For one project (crawler) we needed many parallel PHP processes to execute a job queue. This led to the creation of some classes I'd like to present here and ask, whether they would be useful to be included somewhere else, e.g.
eZ Components. Possible applications of these classes are all areas, where
many background tasks need to be run, e.g.
gearman tasks, search engine indexing, processing of images and videos,
workflow execution,
continuous integration or mail sending. Does anybody have an idea, what
could be a name (theme) of a component holding these classes?
Batch Runner
The batch runner is nothing more then a sophisticated, while loop. It's given a callback to execute and before every execution it checks, whether a maximum execution time has passed, the PHP internal memory limit is near to exceed or whether the system has enough free memory left. The callback itself can return a boolean to indicate whether
more jobs need to be executed or whether the while loop should take a break and sleep for a while.
Signal handler
The signal handler helps with registering and reacting on POSIX Signals. For every signal one can register multiple callbacks to be executed. The user can then decide, when to call the dispatch method, which executes the callbacks. Our use case is, to register the SIGKILL signal and call the dispatch method before every iteration of the
batch runner. This ensures, that the PHP process can safely be terminated between two job executions.
Forks
A fork is represented by an object, which holds the fork callback, it's parameters and the start and stop time of the fork.
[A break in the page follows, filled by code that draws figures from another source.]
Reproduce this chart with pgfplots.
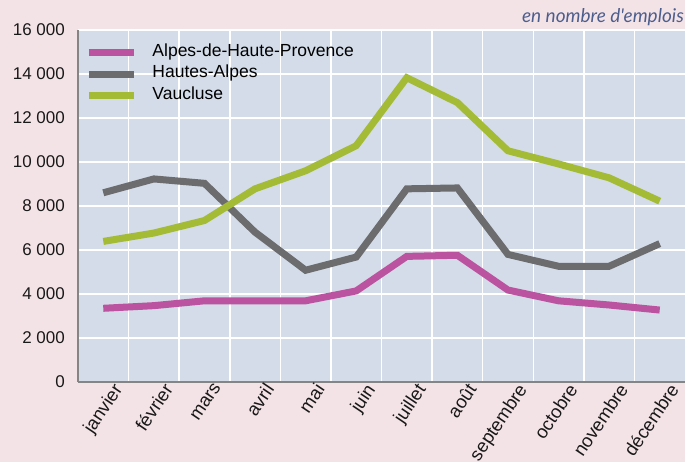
\documentclass[border=0pt]{standalone}
\usepackage{fontspec}
\setmainfont{Liberation Sans}
\newfontfamily\latof{Lato}
\usepackage{pgfplots}
\pgfplotsset{compat=1.18}
\definecolor{bgcol}{HTML}{F4E3E6}
\definecolor{plotcol}{HTML}{D3DCE8}
\definecolor{axcol}{HTML}{858585}
\definecolor{pinkc}{HTML}{BC53A0}
\definecolor{grayc}{HTML}{6C6B6E}
\definecolor{greenc}{HTML}{A4BB36}
\definecolor{bluetxt}{HTML}{4C5E8E}
\begin{document}
\begin{tikzpicture}
\useasboundingbox (0,0) rectangle (685pt,462pt);
\fill[bgcol] (0,0) rectangle (685pt,462pt);
\node[anchor=base east, text=bluetxt, inner sep=0pt, font=\latof\itshape\fontsize{19}{19}\selectfont] at (684pt,439.5pt) {en nombre d'emplois};
\begin{axis}[
  at={(78pt,80pt)}, anchor=south west,
  scale only axis, width=607pt, height=352pt,
  xmin=-0.5, xmax=11.5, ymin=0, ymax=16000,
  scaled y ticks=false,
  axis background/.style={fill=plotcol},
  axis lines*=left,
  axis line style={draw=axcol, line width=1.6pt, -},
  xtick={0,...,11},
  xticklabels={janvier,février,mars,avril,mai,juin,juillet,août,septembre,octobre,novembre,décembre},
  minor xtick={0.5,1.5,...,10.5},
  ytick={0,2000,...,16000},
  yticklabels={0,2 000,4 000,6 000,8 000,10 000,12 000,14 000,16 000},
  major tick length=0pt, minor tick length=0pt,
  ymajorgrids, xminorgrids,
  grid style={draw=white, line width=1.5pt},
  minor grid style={draw=white, line width=1.5pt},
  ticklabel style={font=\fontsize{17}{17}\selectfont, text=black!90},
  yticklabel style={inner sep=0pt, xshift=-13pt},
  xticklabel style={rotate=56, anchor=north east, inner sep=0pt, xshift=5pt, yshift=-7pt, font=\fontsize{18.5}{18.5}\selectfont},
  legend style={draw=none, fill=none, inner sep=0pt, at={(0.012,0.967)}, anchor=north west,
    font=\fontsize{17.5}{17.5}\selectfont, nodes={inner sep=0pt, text height=14.5pt, text depth=7pt},
    /tikz/every odd column/.append style={column sep=15pt}},
  legend cell align=left,
  legend image code/.code={\draw[line width=7pt] (0pt,0pt) -- (45pt,0pt);},
  every axis plot/.append style={line width=7pt},
]
\addplot[pinkc] coordinates {(0,3350)(1,3470)(2,3690)(3,3690)(4,3690)(5,4140)(6,5710)(7,5760)(8,4180)(9,3690)(10,3500)(11,3270)};
\addlegendentry{Alpes-de-Haute-Provence}
\addplot[grayc] coordinates {(0,8600)(1,9230)(2,9030)(3,6810)(4,5080)(5,5680)(6,8780)(7,8820)(8,5800)(9,5260)(10,5260)(11,6290)};
\addlegendentry{Hautes-Alpes}
\addplot[greenc] coordinates {(0,6390)(1,6770)(2,7340)(3,8780)(4,9600)(5,10740)(6,13830)(7,12700)(8,10510)(9,9910)(10,9280)(11,8220)};
\addlegendentry{Vaucluse}
\end{axis}
\end{tikzpicture}
\end{document}
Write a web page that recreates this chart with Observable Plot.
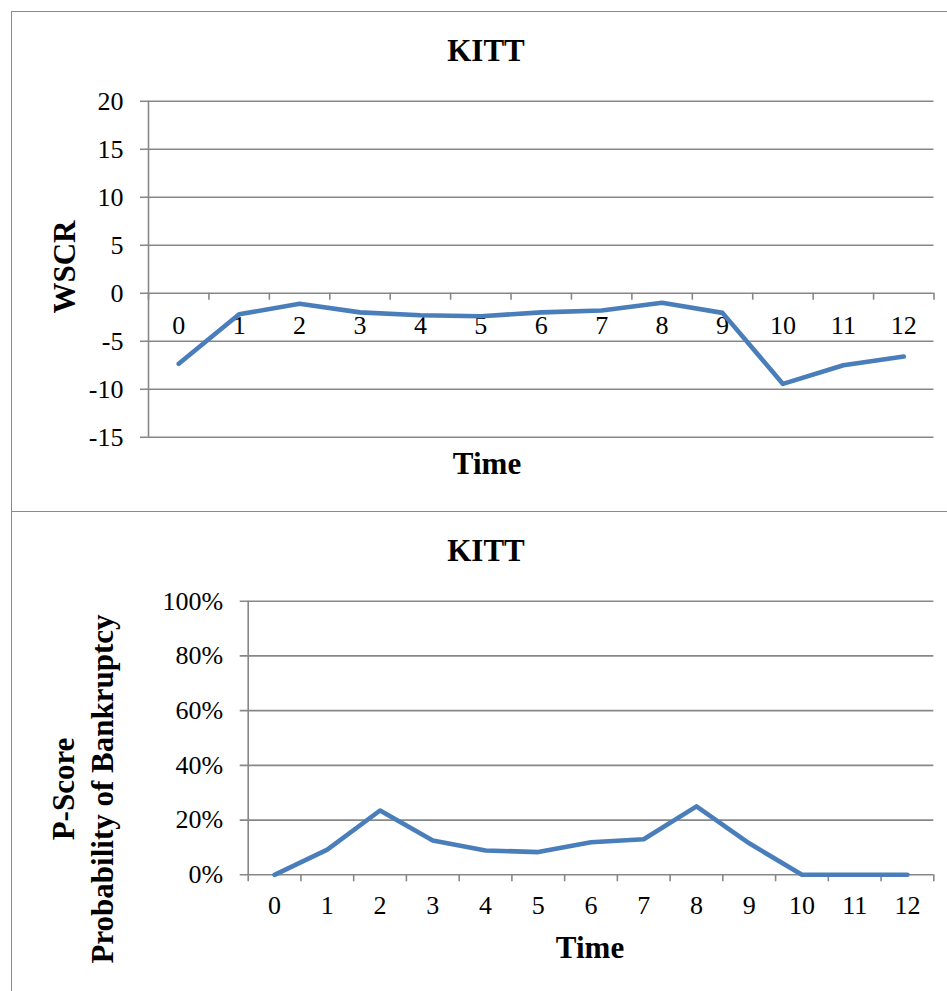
<!DOCTYPE html>
<html><head><meta charset="utf-8">
<script src="https://cdn.jsdelivr.net/npm/d3@7"></script>
<script src="https://cdn.jsdelivr.net/npm/@observablehq/plot@0.6"></script>
<style>
body{margin:0;background:#fff;}
#wrap{position:relative;width:947px;height:991px;overflow:hidden;font-family:"Liberation Serif","Times New Roman",serif;background:#fff;}
.lbl{position:absolute;font-weight:bold;font-size:31px;white-space:nowrap;transform:translate(-50%,-50%);line-height:39px;text-align:center;color:#000;}
.rot{transform:translate(-50%,-50%) rotate(-90deg);}
.panel{position:absolute;left:0;}
.bx{position:absolute;background:#8a8a8a;}
</style></head><body><div id="wrap"></div>
<script>
// ---- data ----
const times = [0,1,2,3,4,5,6,7,8,9,10,11,12];
const wscr = [-7.35,-2.2,-1.1,-2.0,-2.3,-2.4,-2.0,-1.8,-1.0,-2.05,-9.45,-7.5,-6.6];
const pscore = [0,0.092,0.235,0.125,0.089,0.083,0.119,0.13,0.25,0.115,0,0,0];
const wscrTicks = [-15,-10,-5,0,5,10,15,20];
const pTicks = [0,0.2,0.4,0.6,0.8,1];
const chartTitle = "KITT";
const xTitle = "Time";
const yTitleTop = "WSCR";
const yTitleBottom = ["P-Score","Probability of Bankruptcy"];

const gray = "#878787", blue = "#4A7EBB";
const wrap = document.getElementById("wrap");

function panel({values, yDomain, yTicks, fmt, top, height, mL, mR, mT, mB, labelDy}) {
  const rows = times.map((t,i)=>({t, v: values[i]}));
  const bounds = times.map(t=>t-0.5).concat([times[times.length-1]+0.5]);
  const pxPerUnit = (height - mT - mB) / (yDomain[1]-yDomain[0]);
  const tickLen = 7 / pxPerUnit;
  const svg = Plot.plot({
    width: 947, height,
    marginLeft: mL, marginRight: mR, marginTop: mT, marginBottom: mB,
    style: {fontFamily: '"Liberation Serif","Times New Roman",serif', fontSize: "26px", color: "#000", background: "transparent"},
    x: {type: "linear", domain: [bounds[0], bounds[bounds.length-1]], axis: null},
    y: {domain: yDomain, ticks: yTicks, tickFormat: fmt, tickSize: 0, tickPadding: 25, label: null},
    marks: [
      Plot.ruleY(yTicks, {y: d=>d, stroke: gray, strokeWidth: 1.6, insetLeft: -8}),
      Plot.ruleX([bounds[0]], {x: d=>d, stroke: gray, strokeWidth: 1.6}),
      Plot.ruleX(bounds, {x: d=>d, y1: 0, y2: -tickLen, stroke: gray, strokeWidth: 1.6}),
      Plot.text(times, {x: d=>d, y: 0, dy: labelDy, text: d=>String(d), fontSize: 26, fill: "#000"}),
      Plot.line(rows, {x: "t", y: "v", stroke: blue, strokeWidth: 4.6, strokeLinejoin: "round", strokeLinecap: "round"})
    ]
  });
  svg.classList.add("panel");
  svg.style.top = top + "px";
  svg.style.position = "absolute";
  wrap.appendChild(svg);
}

// box lines
function box(l,t,w,h){const d=document.createElement("div");d.className="bx";Object.assign(d.style,{left:l+"px",top:t+"px",width:w+"px",height:h+"px"});wrap.appendChild(d);}
box(10.5,10.5,940,1.2);
box(10.5,10.5,1.2,990);
box(10.5,510.5,940,1.2);

panel({values: wscr, yDomain: [-15,20], yTicks: wscrTicks, fmt: d=>String(d),
  top: 0, height: 500, mL: 148, mR: 13.5, mT: 100.7, mB: 63.3, labelDy: 32});
panel({values: pscore, yDomain: [0,1], yTicks: pTicks, fmt: d=>Math.round(d*100)+"%",
  top: 500, height: 491, mL: 247.7, mR: 13.7, mT: 100.7, mB: 116.7, labelDy: 31});

function label(text, x, y, rot){const d=document.createElement("div");d.className="lbl"+(rot?" rot":"");d.innerHTML=text;d.style.left=x+"px";d.style.top=y+"px";wrap.appendChild(d);}
label(chartTitle, 486, 50);
label(xTitle, 487, 463);
label(yTitleTop, 64, 267, true);
label(chartTitle, 486, 550);
label(xTitle, 590, 947);
label(yTitleBottom.join("<br>"), 83, 789, true);
</script>
</body></html>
This object is passed to the fork runner to either simply run it or to run multiple clones of it. After all forks have been set up, the supervise method of the fork is run, which takes care of the forks and restarts
terminated forks if necessary. Since the fork runner is the place where all children are registered, it's also responsible to forward signals like SIGKILL to all children.
Administration interface
As a simple administrative interface I've implemented a server in which I can login via telnet to issue status requests and which could in the future also be used to start and stop forks. The server class is called from the fork runner loop to check for new connections or new commands.
Callback
This is actually not implemented yet, but I'm thinking about a dedicated class to represent a callback. This class should check, whether a callback is valid, provides a __toString method for the callback for log messages and can be used as interface for methods that require a callback parameter.
daemonization
To run the actual PHP binary, I use the wonderful
daemon tool. So the PHP process can stopp after it has leaked enough memory and daemon will restart it. It also takes care of creating a pid file, the actual daemonization and can be configured to pause for a while before attempting a
restart.
Update: The code is available on
github. It's ment as a proof of concept only for now!
Update: Another neat trick is to include all classes the children may need already in the parent process. This reduces execution time and memory.
Update: I had to reenter this blogpost (copy it from planet-php) thanks to the unreliability of my (now) former hosting provider
dogado. No reason to elaborate on this. Just avoid this company!